Lorsque le voyageur avance, il ne sait jamais tout à fait où il est, ni par où il va passer — et ne cherche pas à le savoir. Mais il sait toujours vers où il va. Il marche sans but, mais il ne perd jamais le nord.
Le nord serait-il alors le point fixe, auquel se mesurerait tout déplacement possible ? On dira bien que le nord n’est pas un point, mais une direction, une orientation dans l’espace. Il n’empêche : s’agit-il d’une direction absolue, par rapport à laquelle se régleraient toutes les autres ? Ou cette orientation dépend-elle de chacun, dépend-elle du lieu et du moment ? Le voyageur l’a-t-il découverte, ou inventée ? En un mot : le nord est-il un repère transcendant au voyage, ou immanent à lui ?

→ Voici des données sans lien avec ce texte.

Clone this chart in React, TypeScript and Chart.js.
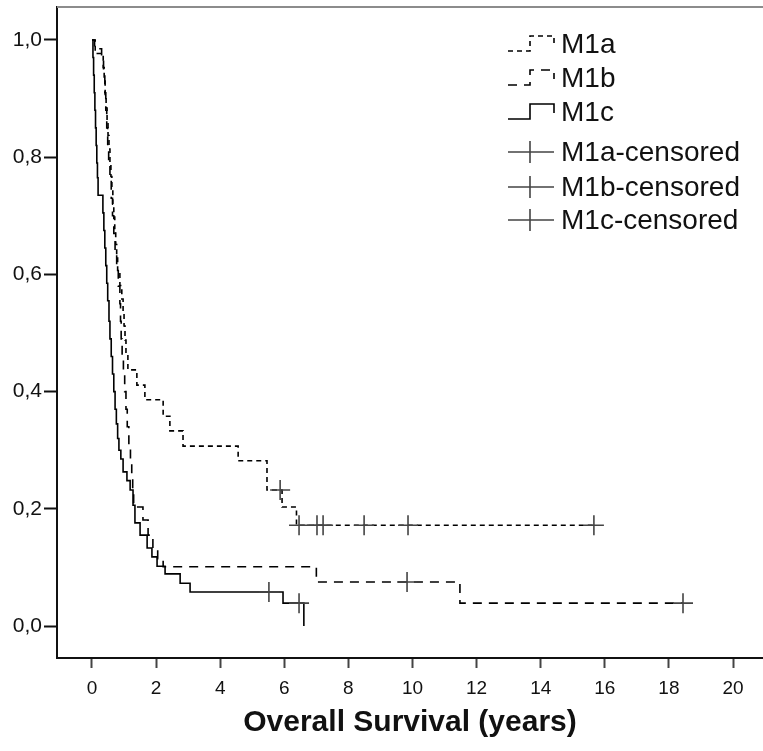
import { useEffect, useRef } from "react";
import { Chart, registerables } from "chart.js";

Chart.register(...registerables);

const FONT = '"Liberation Sans", Arial, sans-serif';

// Axis ticks
const xTicks = [0, 2, 4, 6, 8, 10, 12, 14, 16, 18, 20];
const yTicks = [0, 0.2, 0.4, 0.6, 0.8, 1.0];

// M1a survival steps
const m1aTimes = [0, 0.1, 0.35, 0.38, 0.41, 0.44, 0.47, 0.5, 0.53, 0.56, 0.59, 0.62, 0.65, 0.68, 0.71, 0.74, 0.77, 0.8, 0.87, 0.93, 0.97, 1.0, 1.03, 1.06, 1.12, 1.4, 1.65, 2.22, 2.43, 2.84, 4.56, 5.46, 5.93, 6.38, 15.66];
const m1aSurv = [1, 0.977, 0.953, 0.93, 0.907, 0.884, 0.86, 0.837, 0.814, 0.79, 0.767, 0.744, 0.72, 0.698, 0.674, 0.651, 0.628, 0.605, 0.581, 0.558, 0.535, 0.512, 0.488, 0.465, 0.437, 0.411, 0.386, 0.358, 0.333, 0.307, 0.282, 0.232, 0.203, 0.172, 0.172];
const m1aCensTimes = [5.87, 6.46, 7.02, 7.21, 8.49, 9.86, 15.66];
const m1aCensSurv = [0.232, 0.172, 0.172, 0.172, 0.172, 0.172, 0.172];

// M1b survival steps
const m1bTimes = [0, 0.08, 0.3, 0.36, 0.4, 0.43, 0.46, 0.49, 0.52, 0.56, 0.6, 0.64, 0.68, 0.72, 0.77, 0.82, 0.87, 0.89, 0.91, 0.94, 0.98, 1.02, 1.06, 1.1, 1.15, 1.2, 1.24, 1.27, 1.3, 1.59, 1.75, 1.9, 2.05, 2.22, 7.0, 11.48, 18.44];
const m1bSurv = [1, 0.985, 0.97, 0.94, 0.91, 0.88, 0.85, 0.82, 0.79, 0.76, 0.73, 0.7, 0.67, 0.64, 0.61, 0.58, 0.55, 0.52, 0.49, 0.46, 0.43, 0.4, 0.37, 0.34, 0.31, 0.285, 0.258, 0.23, 0.203, 0.181, 0.155, 0.13, 0.115, 0.101, 0.075, 0.039, 0.039];
const m1bCensTimes = [9.83, 18.44];
const m1bCensSurv = [0.075, 0.039];

// M1c survival steps
const m1cTimes = [0, 0.03, 0.05, 0.07, 0.09, 0.11, 0.13, 0.15, 0.17, 0.19, 0.34, 0.37, 0.4, 0.43, 0.46, 0.49, 0.53, 0.56, 0.6, 0.64, 0.68, 0.72, 0.76, 0.8, 0.84, 0.9, 0.97, 1.09, 1.19, 1.28, 1.34, 1.5, 1.72, 1.87, 2.03, 2.28, 2.75, 3.06, 5.96, 6.61];
const m1cSurv = [1, 0.97, 0.94, 0.91, 0.88, 0.85, 0.82, 0.79, 0.765, 0.735, 0.705, 0.675, 0.645, 0.615, 0.585, 0.555, 0.52, 0.49, 0.46, 0.43, 0.4, 0.37, 0.345, 0.32, 0.3, 0.285, 0.263, 0.248, 0.232, 0.206, 0.176, 0.155, 0.133, 0.118, 0.102, 0.089, 0.073, 0.058, 0.039, 0];
const m1cCensTimes = [5.52, 6.46];
const m1cCensSurv = [0.058, 0.039];

// Legend
const legendLabels = ["M1a", "M1b", "M1c", "M1a-censored", "M1b-censored", "M1c-censored"];

const DASH_A = [5, 4];
const DASH_B = [9, 7];

const zip = (xs: number[], ys: number[]) => xs.map((x, i) => ({ x, y: ys[i] }));

const kmLegend = {
  id: "kmLegend",
  afterDraw(chart: any) {
    const ctx = chart.ctx as CanvasRenderingContext2D;
    const rowsY = [44, 78, 112, 152, 187, 220];
    const x0 = 508, xm = 530, x1 = 554, tx = 561;
    ctx.save();
    ctx.font = `28px ${FONT}`;
    ctx.textBaseline = "middle";
    ctx.textAlign = "left";
    legendLabels.forEach((label, i) => {
      const y = rowsY[i];
      ctx.lineWidth = 1.6;
      if (i < 3) {
        ctx.strokeStyle = "#000";
        ctx.setLineDash(i === 0 ? DASH_A : i === 1 ? DASH_B : []);
        ctx.beginPath();
        ctx.moveTo(x0, y + 7);
        ctx.lineTo(xm, y + 7);
        ctx.lineTo(xm, y - 8);
        ctx.lineTo(x1, y - 8);
        ctx.lineTo(x1, y + 1);
        ctx.stroke();
      } else {
        ctx.setLineDash([]);
        ctx.strokeStyle = "#444";
        ctx.beginPath();
        ctx.moveTo(x0, y);
        ctx.lineTo(x1, y);
        ctx.moveTo(xm, y - 11);
        ctx.lineTo(xm, y + 11);
        ctx.stroke();
      }
      ctx.setLineDash([]);
      ctx.fillStyle = "#111";
      ctx.fillText(label, tx, y + 1);
    });
    // top frame line (grey)
    const a = chart.chartArea;
    ctx.strokeStyle = "#8c8c8c";
    ctx.lineWidth = 2;
    ctx.beginPath();
    ctx.moveTo(a.left, a.top);
    ctx.lineTo(a.right, a.top);
    ctx.stroke();
    ctx.restore();
  },
};

export default function App() {
  const ref = useRef<HTMLCanvasElement>(null);
  useEffect(() => {
    if (!ref.current) return;
    const lineDs = (label: string, xs: number[], ys: number[], dash: number[]) => ({
      type: "line" as const,
      label,
      data: zip(xs, ys),
      stepped: true,
      borderColor: "#000",
      borderWidth: 1.6,
      borderDash: dash,
      pointRadius: 0,
      fill: false,
      order: 2,
    });
    const censDs = (label: string, xs: number[], ys: number[]) => ({
      type: "scatter" as const,
      label,
      data: zip(xs, ys),
      pointStyle: "cross",
      pointRadius: 10,
      borderColor: "#444",
      borderWidth: 1.6,
      backgroundColor: "#444",
      order: 1,
    });
    const chart = new Chart(ref.current, {
      type: "line",
      data: {
        datasets: [
          lineDs("M1a", m1aTimes, m1aSurv, DASH_A),
          lineDs("M1b", m1bTimes, m1bSurv, DASH_B),
          lineDs("M1c", m1cTimes, m1cSurv, []),
          censDs("M1a-censored", m1aCensTimes, m1aCensSurv),
          censDs("M1b-censored", m1bCensTimes, m1bCensSurv),
          censDs("M1c-censored", m1cCensTimes, m1cCensSurv),
        ] as any,
      },
      options: {
        animation: false,
        responsive: false,
        devicePixelRatio: 1,
        layout: { autoPadding: false, padding: { top: 7, left: 0, right: 0, bottom: 0 } },
        plugins: { legend: { display: false }, tooltip: { enabled: false } },
        scales: {
          x: {
            type: "linear",
            min: -1.092,
            max: 20.936,
            afterBuildTicks: (s: any) => {
              s.ticks = xTicks.map((v) => ({ value: v }));
            },
            afterFit: (s: any) => {
              s.height = 93;
              s.paddingLeft = 0;
              s.paddingRight = 0;
            },
            grid: { drawOnChartArea: false, tickLength: 10, tickWidth: 2, tickColor: "#444" },
            border: { color: "#111", width: 2 },
            ticks: {
              font: { size: 19, family: FONT },
              color: "#111",
              padding: 9,
              maxRotation: 0,
              autoSkip: false,
            },
            title: {
              display: true,
              text: "Overall Survival (years)",
              font: { size: 30, weight: "bold", family: FONT },
              color: "#111",
              padding: { top: 0, bottom: 10 },
            },
          },
          y: {
            type: "linear",
            min: -0.0546,
            max: 1.0563,
            afterBuildTicks: (s: any) => {
              s.ticks = yTicks.map((v) => ({ value: v }));
            },
            afterFit: (s: any) => {
              s.width = 57;
              s.paddingTop = 0;
              s.paddingBottom = 0;
            },
            grid: { drawOnChartArea: false, tickLength: 13, tickWidth: 2, tickColor: "#111" },
            border: { color: "#111", width: 2 },
            ticks: {
              font: { size: 21, family: FONT },
              color: "#111",
              padding: 2,
              callback: (v: any) => Number(v).toFixed(1).replace(".", ","),
            },
          },
        },
      },
      plugins: [kmLegend],
    });
    return () => chart.destroy();
  }, []);
  return (
    <canvas
      ref={ref}
      width={763}
      height={751}
      style={{ position: "absolute", left: 0, top: 0, width: 763, height: 751 }}
    />
  );
}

Cette question pourrait remettre en cause le sens même de sa vie nomade, l’essence même de son voyage immanent — et pourtant le voyageur ne saurait y répondre. À ce sujet non plus, il n’a pas de certitude, et n’en recherche pas. La nature de l’étoile, le fonctionnement de sa boussole intérieure ne lui importent guère. Il sent, il sait seulement que l’étoile est là, et de quel côté elle luit. Même s’il ne la voit plus.
Et lorsqu’il l’évoque avec un compagnon de voyage, ils sentent, ils savent immédiatement qu’il s’agit bien de la même étoile. Qu’importe s’ils l’ont découverte ou inventée ! Le nord leur a permis de se retrouver.